Most of the book is co-written, but two chapters (on pedagogy and research) are written by one of the two authors. This gives the text a balance between a sense of collective advice and insight and individual experience. This richness is important, bringing the text to life and allowing us as readers to get a closer sense of the issues and their relevant and impacts in these cases. It also allows a little more depth in these areas, as each author can develop cases to allow us to engage with more specific evidence; if anything, the shortness of the text means that it is a little general in paces – which might be part of the plan. We’re encouraged to read slowly, and part of the effectiveness of that is that we can take the time to reflect on what the more general observations mean in our individual cases: in places I found the book a helpfully unsettling challenge to much that has become the taken for granted of practice. That said, the individually authored chapters also have the benefit of introducing differences in voice, furthering the sense that reading this is a dialogue – with Berg and Seeber and with a more reflective me.
Much of the case turns ways to encourage a sense of pleasure in learning, teaching and research, and of conviviality in our work. In doing so Berg & Seeber do not shy away from sharp political critique, of the neo-liberal drives underpinning the managerialism and instrumentalism of higher education or of the ways in which those approaches are put into practice in management, regulation and surveillance in our work, to the detriment of that work.
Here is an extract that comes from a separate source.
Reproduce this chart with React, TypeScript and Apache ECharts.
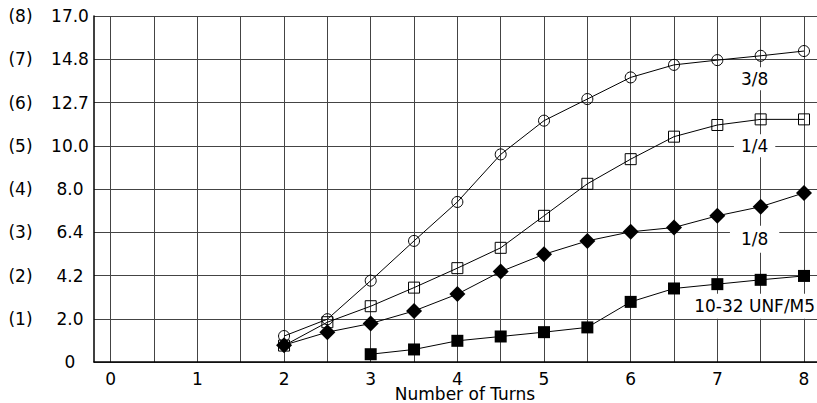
import React, { useEffect, useRef } from "react";
import * as echarts from "echarts";

// x values (number of turns)
const turns = [2, 2.5, 3, 3.5, 4, 4.5, 5, 5.5, 6, 6.5, 7, 7.5, 8];
const turns1032 = [3, 3.5, 4, 4.5, 5, 5.5, 6, 6.5, 7, 7.5, 8];

// series values on the (0..8) scale
const s38 = [0.6, 0.99, 1.88, 2.8, 3.7, 4.8, 5.58, 6.08, 6.58, 6.87, 6.98, 7.08, 7.19];
const s14 = [0.38, 0.92, 1.29, 1.72, 2.17, 2.64, 3.38, 4.12, 4.69, 5.21, 5.48, 5.61, 5.61];
const s18 = [0.39, 0.69, 0.89, 1.18, 1.57, 2.09, 2.49, 2.8, 3.01, 3.11, 3.38, 3.59, 3.91];
const s1032 = [0.18, 0.29, 0.49, 0.59, 0.69, 0.8, 1.39, 1.7, 1.8, 1.9, 1.99];

const seriesNames = ["3/8", "1/4", "1/8", "10-32 UNF/M5"];

// tick labels
const yValueLabels = ["0", "2.0", "4.2", "6.4", "8.0", "10.0", "12.7", "14.8", "17.0"];
const yIndexLabels = ["", "(1)", "(2)", "(3)", "(4)", "(5)", "(6)", "(7)", "(8)"];
const xTickValues = [0, 1, 2, 3, 4, 5, 6, 7, 8];
const xGridValues = [0, 0.5, 1, 1.5, 2, 2.5, 3, 3.5, 4, 4.5, 5, 5.5, 6, 6.5, 7, 7.5, 8];
const xName = "Number of Turns";

const FONT = "DejaVu Sans";
const FS = 17;

function pairs(xs: number[], ys: number[]) {
  return xs.map((x, i) => [x, ys[i]]);
}

function labelPoint(text: string, coord: number[], padding: number[]) {
  return {
    silent: true,
    symbol: "circle",
    symbolSize: 1,
    itemStyle: { color: "rgba(0,0,0,0)" },
    label: {
      show: true,
      position: "inside",
      formatter: text,
      color: "#000",
      fontFamily: FONT,
      fontSize: FS,
      backgroundColor: "#fff",
      padding,
    },
    data: [{ coord }],
  };
}

export default function App() {
  const ref = useRef<HTMLDivElement>(null);
  useEffect(() => {
    if (!ref.current) return;
    const chart = echarts.init(ref.current, null, { renderer: "svg" });
    const lineStyle = { color: "#000", width: 1 };
    const hollow = { color: "rgba(0,0,0,0)", borderColor: "#000", borderWidth: 1 };
    const filled = { color: "#000" };
    chart.setOption({
      animation: false,
      grid: {
        left: 94,
        top: 16,
        right: 0,
        bottom: 41,
        containLabel: false,
        outerBoundsMode: "none",
      },
      xAxis: {
        type: "value",
        min: -0.193,
        max: 8.15,
        name: xName,
        nameLocation: "middle",
        nameGap: 24.5,
        nameMoveOverlap: false,
        nameTextStyle: {
          color: "#000",
          fontFamily: FONT,
          fontSize: FS,
          lineHeight: 14,
          padding: [0, 0, 0, 19],
        },
        axisLine: { show: true, onZero: false, lineStyle: { color: "#000", width: 1.5 } },
        axisTick: { show: false, customValues: xGridValues },
        axisLabel: {
          customValues: xTickValues,
          margin: 9.5,
          lineHeight: 14,
          color: "#000",
          fontFamily: FONT,
          fontSize: FS,
          formatter: (v: number) => String(v),
        },
        splitLine: { show: true, lineStyle: { color: "#444", width: 1 } },
      },
      yAxis: [
        {
          type: "value",
          min: 0,
          max: 8,
          interval: 1,
          position: "left",
          axisLine: { show: true, onZero: false, lineStyle: { color: "#000", width: 1.5 } },
          axisTick: { show: false },
          axisLabel: {
            margin: 24,
            align: "center",
            color: "#000",
            fontFamily: FONT,
            fontSize: FS,
            formatter: (v: number) => yValueLabels[Math.round(v)] ?? "",
          },
          splitLine: { show: true, lineStyle: { color: "#444", width: 1 } },
        },
        {
          type: "value",
          min: 0,
          max: 8,
          interval: 1,
          position: "left",
          axisLine: { show: false, onZero: false },
          axisTick: { show: false },
          axisLabel: {
            margin: 73.5,
            align: "center",
            color: "#000",
            fontFamily: FONT,
            fontSize: FS,
            formatter: (v: number) => yIndexLabels[Math.round(v)] ?? "",
          },
          splitLine: { show: false },
        },
      ],
      series: [
        {
          name: seriesNames[0],
          type: "line",
          data: pairs(turns, s38),
          symbol: "circle",
          symbolSize: 11,
          itemStyle: hollow,
          lineStyle,
          silent: true,
          z: 3,
          markPoint: labelPoint(seriesNames[0], [7.43, 6.55], [3, 6]),
        },
        {
          name: seriesNames[1],
          type: "line",
          data: pairs(turns, s14),
          symbol: "rect",
          symbolSize: 11,
          itemStyle: hollow,
          lineStyle,
          silent: true,
          z: 3,
          markPoint: labelPoint(seriesNames[1], [7.43, 5.0], [3, 7]),
        },
        {
          name: seriesNames[2],
          type: "line",
          data: pairs(turns, s18),
          symbol: "diamond",
          symbolSize: 16,
          itemStyle: filled,
          lineStyle,
          silent: true,
          z: 3,
          markPoint: labelPoint(seriesNames[2], [7.43, 2.84], [5, 11]),
        },
        {
          name: seriesNames[3],
          type: "line",
          data: pairs(turns1032, s1032),
          symbol: "rect",
          symbolSize: 12,
          itemStyle: filled,
          lineStyle,
          silent: true,
          z: 3,
          markPoint: labelPoint(seriesNames[3], [7.43, 1.29], [4, 6]),
        },
      ],
    });
    return () => chart.dispose();
  }, []);
  return (
    <div
      ref={ref}
      style={{ position: "absolute", left: 0, top: 0, width: 817, height: 403, background: "#fff" }}
    />
  );
}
For any of us in higher education, our presence is a choice, an opting in to a vocation with all that comes with that in terms of service and a sense of altruism; it is little wonder then that there is much in this excellent book that encourages pleasure and conviviality and that resonates with so many of us – it is also a fine source and reminder of things we can do to get a hold of the things that make our work worthwhile. Highly recommended: it will merit multiple visits.